_Charts and diagrams as code_:
-- begin --
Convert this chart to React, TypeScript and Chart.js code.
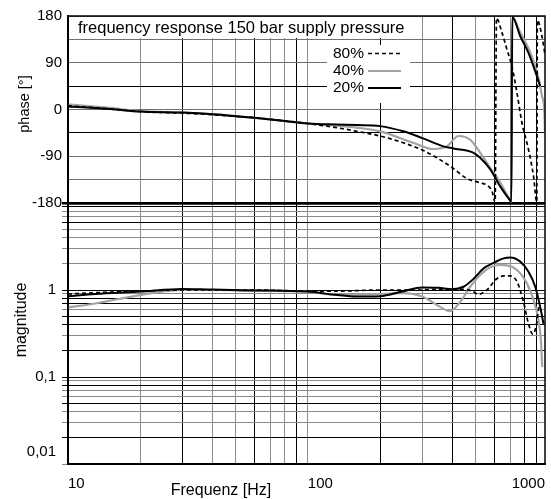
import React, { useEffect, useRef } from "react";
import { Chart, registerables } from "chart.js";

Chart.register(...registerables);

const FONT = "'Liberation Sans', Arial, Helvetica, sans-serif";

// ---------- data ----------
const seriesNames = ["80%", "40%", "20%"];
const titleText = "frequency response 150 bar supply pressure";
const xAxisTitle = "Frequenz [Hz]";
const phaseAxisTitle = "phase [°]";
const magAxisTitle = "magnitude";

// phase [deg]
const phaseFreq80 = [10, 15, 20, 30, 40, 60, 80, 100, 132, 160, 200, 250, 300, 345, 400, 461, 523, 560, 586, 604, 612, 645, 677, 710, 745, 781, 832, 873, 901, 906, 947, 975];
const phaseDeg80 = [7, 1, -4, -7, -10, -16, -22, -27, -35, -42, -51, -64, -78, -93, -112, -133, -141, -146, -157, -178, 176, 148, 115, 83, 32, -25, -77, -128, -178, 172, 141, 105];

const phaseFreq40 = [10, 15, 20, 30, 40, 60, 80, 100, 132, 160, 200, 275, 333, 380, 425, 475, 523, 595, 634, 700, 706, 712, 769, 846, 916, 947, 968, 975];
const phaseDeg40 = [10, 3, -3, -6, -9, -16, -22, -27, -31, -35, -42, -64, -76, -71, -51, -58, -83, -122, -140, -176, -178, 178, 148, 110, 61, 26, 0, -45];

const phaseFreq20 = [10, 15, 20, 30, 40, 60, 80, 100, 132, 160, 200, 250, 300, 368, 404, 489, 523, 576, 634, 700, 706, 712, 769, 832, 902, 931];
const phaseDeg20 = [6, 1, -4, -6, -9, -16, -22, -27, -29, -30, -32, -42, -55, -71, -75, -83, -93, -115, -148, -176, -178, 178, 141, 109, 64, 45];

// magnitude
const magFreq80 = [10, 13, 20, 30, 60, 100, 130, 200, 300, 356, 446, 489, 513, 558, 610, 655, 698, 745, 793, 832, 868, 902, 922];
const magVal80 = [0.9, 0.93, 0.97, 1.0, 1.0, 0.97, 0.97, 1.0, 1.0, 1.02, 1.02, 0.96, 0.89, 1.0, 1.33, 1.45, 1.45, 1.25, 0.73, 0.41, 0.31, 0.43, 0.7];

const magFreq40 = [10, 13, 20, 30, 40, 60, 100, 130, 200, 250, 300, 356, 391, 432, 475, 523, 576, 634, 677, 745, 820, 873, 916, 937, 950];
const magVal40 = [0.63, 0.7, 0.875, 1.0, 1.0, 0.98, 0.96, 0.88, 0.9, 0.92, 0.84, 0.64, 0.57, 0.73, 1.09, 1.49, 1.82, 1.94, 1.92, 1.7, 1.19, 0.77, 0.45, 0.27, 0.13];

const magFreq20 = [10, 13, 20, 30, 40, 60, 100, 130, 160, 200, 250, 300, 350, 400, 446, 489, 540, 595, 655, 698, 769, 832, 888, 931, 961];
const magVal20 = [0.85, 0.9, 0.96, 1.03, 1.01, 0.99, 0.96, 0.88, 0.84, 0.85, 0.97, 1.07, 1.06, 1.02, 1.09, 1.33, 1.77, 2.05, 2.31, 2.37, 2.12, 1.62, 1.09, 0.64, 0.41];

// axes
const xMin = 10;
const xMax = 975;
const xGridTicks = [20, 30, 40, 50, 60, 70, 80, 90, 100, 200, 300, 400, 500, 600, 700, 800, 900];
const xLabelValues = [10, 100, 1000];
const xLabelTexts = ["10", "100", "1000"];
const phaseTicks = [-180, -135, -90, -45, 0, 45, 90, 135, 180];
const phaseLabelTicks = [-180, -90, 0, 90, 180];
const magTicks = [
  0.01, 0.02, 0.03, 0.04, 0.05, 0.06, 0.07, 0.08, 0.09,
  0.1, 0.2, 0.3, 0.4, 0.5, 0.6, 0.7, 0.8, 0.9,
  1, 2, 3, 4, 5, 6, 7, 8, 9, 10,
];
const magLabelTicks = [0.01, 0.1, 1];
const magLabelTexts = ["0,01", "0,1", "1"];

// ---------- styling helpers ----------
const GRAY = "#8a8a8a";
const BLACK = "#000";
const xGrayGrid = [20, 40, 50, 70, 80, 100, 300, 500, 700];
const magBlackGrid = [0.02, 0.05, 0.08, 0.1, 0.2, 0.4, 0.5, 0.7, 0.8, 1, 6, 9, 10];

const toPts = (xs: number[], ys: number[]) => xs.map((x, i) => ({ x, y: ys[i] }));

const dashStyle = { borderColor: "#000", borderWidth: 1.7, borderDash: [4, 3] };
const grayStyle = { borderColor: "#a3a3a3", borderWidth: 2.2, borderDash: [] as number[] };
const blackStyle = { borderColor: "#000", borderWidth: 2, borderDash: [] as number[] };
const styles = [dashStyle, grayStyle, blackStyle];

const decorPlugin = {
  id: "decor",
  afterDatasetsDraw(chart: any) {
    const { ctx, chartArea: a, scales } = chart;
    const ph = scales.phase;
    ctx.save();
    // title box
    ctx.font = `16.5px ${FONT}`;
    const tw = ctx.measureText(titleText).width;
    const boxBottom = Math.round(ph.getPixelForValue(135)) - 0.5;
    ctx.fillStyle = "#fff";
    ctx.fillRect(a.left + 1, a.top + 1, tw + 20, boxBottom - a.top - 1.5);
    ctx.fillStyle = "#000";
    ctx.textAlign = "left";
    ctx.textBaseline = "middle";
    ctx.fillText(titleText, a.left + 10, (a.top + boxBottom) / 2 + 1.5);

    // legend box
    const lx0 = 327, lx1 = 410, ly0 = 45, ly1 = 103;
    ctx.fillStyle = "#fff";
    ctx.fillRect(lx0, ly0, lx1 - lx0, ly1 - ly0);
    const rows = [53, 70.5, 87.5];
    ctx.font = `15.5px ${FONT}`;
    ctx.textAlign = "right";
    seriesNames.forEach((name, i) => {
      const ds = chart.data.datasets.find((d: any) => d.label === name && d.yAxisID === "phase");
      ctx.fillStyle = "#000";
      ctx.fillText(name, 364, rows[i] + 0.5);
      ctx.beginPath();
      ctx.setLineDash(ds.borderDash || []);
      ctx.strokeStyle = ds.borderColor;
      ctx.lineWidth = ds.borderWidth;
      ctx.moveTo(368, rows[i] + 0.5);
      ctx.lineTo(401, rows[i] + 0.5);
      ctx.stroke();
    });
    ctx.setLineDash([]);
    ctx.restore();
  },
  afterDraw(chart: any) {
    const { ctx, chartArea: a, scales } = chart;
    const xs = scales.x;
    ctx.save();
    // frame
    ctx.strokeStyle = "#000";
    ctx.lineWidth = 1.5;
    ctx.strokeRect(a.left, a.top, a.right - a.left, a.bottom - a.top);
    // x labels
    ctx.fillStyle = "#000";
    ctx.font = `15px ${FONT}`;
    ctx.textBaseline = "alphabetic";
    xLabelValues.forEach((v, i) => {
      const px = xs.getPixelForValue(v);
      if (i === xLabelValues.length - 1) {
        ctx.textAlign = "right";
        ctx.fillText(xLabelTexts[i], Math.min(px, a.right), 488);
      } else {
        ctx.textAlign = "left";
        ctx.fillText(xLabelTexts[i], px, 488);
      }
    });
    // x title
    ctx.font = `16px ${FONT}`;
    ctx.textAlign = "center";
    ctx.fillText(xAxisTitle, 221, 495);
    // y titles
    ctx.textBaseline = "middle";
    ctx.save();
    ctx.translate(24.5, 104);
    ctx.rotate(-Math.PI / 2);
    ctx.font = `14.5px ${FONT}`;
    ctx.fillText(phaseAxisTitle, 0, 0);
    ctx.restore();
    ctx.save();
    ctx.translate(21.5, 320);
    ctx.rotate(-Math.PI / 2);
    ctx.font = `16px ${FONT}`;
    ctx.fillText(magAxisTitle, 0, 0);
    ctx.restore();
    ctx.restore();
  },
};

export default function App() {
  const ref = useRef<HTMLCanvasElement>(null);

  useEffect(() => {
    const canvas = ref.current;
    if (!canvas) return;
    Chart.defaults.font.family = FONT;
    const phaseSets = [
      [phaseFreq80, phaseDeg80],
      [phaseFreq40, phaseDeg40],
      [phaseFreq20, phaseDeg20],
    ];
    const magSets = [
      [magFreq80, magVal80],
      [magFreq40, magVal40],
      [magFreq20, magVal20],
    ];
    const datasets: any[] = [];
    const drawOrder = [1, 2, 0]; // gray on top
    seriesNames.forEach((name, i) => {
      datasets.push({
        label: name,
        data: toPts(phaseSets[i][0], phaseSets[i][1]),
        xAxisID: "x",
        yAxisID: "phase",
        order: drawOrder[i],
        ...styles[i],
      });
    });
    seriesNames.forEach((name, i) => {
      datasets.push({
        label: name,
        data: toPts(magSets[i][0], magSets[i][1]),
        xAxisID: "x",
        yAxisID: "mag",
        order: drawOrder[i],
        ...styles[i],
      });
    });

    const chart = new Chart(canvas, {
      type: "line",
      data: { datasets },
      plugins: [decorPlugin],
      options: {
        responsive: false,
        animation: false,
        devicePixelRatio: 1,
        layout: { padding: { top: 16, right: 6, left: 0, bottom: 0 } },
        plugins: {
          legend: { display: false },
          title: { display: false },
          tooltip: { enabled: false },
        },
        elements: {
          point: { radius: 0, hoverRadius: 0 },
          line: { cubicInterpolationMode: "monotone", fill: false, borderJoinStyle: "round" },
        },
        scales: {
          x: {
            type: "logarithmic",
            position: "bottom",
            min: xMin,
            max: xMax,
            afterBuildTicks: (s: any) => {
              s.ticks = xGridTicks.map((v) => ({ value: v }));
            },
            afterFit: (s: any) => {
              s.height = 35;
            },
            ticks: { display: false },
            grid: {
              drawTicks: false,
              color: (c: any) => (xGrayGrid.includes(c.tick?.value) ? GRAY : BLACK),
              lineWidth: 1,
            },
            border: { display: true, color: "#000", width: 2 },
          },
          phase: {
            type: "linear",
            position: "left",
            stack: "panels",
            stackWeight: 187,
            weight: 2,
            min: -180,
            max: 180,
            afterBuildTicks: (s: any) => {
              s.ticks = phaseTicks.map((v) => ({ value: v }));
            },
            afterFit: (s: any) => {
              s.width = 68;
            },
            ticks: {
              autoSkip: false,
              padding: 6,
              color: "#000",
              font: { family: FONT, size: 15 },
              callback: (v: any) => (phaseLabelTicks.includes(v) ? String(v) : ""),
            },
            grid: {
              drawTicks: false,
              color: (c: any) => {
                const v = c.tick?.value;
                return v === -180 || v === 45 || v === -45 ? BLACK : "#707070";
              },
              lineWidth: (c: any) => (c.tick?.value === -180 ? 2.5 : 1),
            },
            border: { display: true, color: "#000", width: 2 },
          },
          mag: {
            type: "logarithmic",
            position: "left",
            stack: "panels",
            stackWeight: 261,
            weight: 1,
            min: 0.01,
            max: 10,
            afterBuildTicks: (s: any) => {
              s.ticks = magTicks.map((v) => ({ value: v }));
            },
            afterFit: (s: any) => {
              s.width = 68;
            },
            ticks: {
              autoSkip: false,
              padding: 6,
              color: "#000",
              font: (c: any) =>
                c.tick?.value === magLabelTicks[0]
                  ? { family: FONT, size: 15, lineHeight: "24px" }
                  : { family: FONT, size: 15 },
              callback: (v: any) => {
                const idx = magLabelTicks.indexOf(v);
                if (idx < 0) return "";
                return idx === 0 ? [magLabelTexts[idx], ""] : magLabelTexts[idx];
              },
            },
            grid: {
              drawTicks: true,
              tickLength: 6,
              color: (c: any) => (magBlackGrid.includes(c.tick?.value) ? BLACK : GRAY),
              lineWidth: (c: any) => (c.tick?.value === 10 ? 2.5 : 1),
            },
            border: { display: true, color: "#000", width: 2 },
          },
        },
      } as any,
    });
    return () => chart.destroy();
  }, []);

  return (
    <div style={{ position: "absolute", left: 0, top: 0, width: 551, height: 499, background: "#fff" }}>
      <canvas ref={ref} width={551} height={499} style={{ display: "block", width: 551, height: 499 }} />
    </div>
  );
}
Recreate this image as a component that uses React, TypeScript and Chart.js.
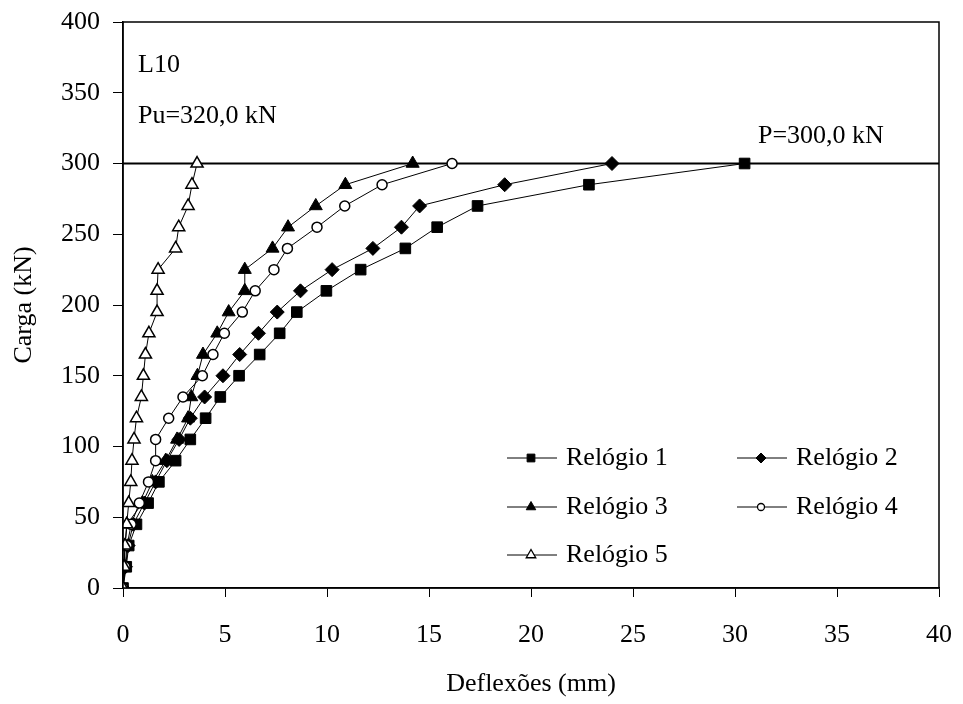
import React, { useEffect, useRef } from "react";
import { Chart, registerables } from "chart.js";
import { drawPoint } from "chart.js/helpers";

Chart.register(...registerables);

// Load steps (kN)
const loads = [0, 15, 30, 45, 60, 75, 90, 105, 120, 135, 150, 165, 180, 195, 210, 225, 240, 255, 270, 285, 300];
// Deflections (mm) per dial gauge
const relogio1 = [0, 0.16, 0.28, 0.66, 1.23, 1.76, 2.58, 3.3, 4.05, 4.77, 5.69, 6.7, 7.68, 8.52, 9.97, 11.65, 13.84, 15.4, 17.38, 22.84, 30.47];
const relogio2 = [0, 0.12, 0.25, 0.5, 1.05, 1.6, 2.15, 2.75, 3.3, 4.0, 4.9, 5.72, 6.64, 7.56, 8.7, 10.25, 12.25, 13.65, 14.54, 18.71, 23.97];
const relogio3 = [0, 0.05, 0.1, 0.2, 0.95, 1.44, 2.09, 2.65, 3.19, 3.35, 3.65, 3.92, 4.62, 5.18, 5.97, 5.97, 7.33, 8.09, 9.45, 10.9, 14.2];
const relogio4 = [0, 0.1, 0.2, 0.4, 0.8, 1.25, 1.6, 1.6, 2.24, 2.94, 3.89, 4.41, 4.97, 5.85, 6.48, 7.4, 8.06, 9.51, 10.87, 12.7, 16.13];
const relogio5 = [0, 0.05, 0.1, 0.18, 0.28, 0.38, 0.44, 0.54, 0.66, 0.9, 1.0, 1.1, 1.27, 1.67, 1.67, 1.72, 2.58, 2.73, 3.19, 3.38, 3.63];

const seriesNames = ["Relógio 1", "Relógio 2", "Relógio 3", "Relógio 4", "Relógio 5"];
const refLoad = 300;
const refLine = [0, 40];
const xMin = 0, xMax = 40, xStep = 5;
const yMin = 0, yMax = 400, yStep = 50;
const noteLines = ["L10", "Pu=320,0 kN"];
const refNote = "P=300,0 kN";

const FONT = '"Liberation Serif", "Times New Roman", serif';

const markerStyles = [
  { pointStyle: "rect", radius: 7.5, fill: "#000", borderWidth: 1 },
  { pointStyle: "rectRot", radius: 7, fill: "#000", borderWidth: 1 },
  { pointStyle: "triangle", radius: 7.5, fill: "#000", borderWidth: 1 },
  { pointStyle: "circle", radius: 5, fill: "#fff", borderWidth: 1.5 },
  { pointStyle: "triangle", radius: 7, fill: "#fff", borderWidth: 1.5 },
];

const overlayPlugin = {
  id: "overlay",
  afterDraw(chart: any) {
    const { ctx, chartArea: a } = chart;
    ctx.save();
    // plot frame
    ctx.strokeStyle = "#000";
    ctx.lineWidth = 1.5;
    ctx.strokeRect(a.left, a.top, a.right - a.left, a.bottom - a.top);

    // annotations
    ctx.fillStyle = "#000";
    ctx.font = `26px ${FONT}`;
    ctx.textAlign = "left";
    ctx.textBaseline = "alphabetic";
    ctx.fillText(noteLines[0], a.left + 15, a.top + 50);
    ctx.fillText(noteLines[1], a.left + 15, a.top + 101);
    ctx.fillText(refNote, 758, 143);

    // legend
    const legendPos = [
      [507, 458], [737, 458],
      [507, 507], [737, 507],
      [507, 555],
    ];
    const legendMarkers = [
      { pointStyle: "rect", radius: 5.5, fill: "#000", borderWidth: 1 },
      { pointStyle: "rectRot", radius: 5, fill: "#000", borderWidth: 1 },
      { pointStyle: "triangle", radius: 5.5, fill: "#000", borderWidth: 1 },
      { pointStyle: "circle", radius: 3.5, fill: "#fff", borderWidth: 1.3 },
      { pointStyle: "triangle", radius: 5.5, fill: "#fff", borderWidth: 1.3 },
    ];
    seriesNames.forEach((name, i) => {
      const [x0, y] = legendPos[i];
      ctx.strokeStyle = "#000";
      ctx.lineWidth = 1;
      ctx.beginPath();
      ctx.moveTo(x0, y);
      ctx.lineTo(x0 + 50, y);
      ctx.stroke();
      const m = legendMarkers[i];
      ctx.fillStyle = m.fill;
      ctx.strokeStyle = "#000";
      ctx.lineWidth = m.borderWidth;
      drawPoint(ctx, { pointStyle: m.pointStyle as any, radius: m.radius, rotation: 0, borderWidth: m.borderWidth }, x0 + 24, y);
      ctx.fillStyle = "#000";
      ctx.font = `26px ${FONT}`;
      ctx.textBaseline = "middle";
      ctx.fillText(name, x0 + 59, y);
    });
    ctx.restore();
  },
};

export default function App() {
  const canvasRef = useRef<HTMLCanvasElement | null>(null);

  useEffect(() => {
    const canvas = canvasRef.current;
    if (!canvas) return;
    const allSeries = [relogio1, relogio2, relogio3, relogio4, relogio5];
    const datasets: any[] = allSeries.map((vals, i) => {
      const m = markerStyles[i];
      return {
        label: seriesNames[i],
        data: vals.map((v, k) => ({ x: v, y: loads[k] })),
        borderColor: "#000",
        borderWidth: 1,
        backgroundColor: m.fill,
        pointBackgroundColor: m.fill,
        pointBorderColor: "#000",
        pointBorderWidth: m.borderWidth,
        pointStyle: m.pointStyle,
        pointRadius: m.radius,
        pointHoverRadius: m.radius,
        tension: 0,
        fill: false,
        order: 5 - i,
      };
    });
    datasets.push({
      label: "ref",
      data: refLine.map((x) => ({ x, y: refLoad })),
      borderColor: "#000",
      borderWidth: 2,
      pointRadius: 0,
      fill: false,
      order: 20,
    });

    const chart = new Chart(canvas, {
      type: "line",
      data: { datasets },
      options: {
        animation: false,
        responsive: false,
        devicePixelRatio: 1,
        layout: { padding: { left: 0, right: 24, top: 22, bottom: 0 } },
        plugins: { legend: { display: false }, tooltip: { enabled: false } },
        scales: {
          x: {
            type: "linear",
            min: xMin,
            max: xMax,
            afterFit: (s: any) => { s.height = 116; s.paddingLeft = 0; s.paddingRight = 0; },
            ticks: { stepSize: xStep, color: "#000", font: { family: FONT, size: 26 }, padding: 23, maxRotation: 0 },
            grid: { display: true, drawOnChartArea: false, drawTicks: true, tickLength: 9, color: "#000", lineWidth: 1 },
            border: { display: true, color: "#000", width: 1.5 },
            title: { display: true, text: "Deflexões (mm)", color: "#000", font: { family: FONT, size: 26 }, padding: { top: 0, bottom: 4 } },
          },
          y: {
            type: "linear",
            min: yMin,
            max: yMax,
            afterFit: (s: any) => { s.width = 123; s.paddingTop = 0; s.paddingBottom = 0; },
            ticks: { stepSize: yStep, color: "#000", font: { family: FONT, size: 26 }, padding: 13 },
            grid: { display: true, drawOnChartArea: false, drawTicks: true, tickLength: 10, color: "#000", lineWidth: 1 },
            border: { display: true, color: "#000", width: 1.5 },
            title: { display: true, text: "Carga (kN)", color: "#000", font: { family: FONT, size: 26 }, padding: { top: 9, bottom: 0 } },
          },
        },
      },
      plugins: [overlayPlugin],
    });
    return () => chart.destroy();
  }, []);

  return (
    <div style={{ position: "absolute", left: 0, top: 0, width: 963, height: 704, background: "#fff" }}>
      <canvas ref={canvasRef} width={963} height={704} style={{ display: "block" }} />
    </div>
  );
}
-- end --
In the listing above, find the line containing "Recreate this image" and the line containing "3.19, 3.38, 3.63];". Reproduce those lines and all between them exactly, with no pictures and nothing more.

_RESULT_:
Recreate this image as a component that uses React, TypeScript and Chart.js.
import React, { useEffect, useRef } from "react";
import { Chart, registerables } from "chart.js";
import { drawPoint } from "chart.js/helpers";

Chart.register(...registerables);

// Load steps (kN)
const loads = [0, 15, 30, 45, 60, 75, 90, 105, 120, 135, 150, 165, 180, 195, 210, 225, 240, 255, 270, 285, 300];
// Deflections (mm) per dial gauge
const relogio1 = [0, 0.16, 0.28, 0.66, 1.23, 1.76, 2.58, 3.3, 4.05, 4.77, 5.69, 6.7, 7.68, 8.52, 9.97, 11.65, 13.84, 15.4, 17.38, 22.84, 30.47];
const relogio2 = [0, 0.12, 0.25, 0.5, 1.05, 1.6, 2.15, 2.75, 3.3, 4.0, 4.9, 5.72, 6.64, 7.56, 8.7, 10.25, 12.25, 13.65, 14.54, 18.71, 23.97];
const relogio3 = [0, 0.05, 0.1, 0.2, 0.95, 1.44, 2.09, 2.65, 3.19, 3.35, 3.65, 3.92, 4.62, 5.18, 5.97, 5.97, 7.33, 8.09, 9.45, 10.9, 14.2];
const relogio4 = [0, 0.1, 0.2, 0.4, 0.8, 1.25, 1.6, 1.6, 2.24, 2.94, 3.89, 4.41, 4.97, 5.85, 6.48, 7.4, 8.06, 9.51, 10.87, 12.7, 16.13];
const relogio5 = [0, 0.05, 0.1, 0.18, 0.28, 0.38, 0.44, 0.54, 0.66, 0.9, 1.0, 1.1, 1.27, 1.67, 1.67, 1.72, 2.58, 2.73, 3.19, 3.38, 3.63];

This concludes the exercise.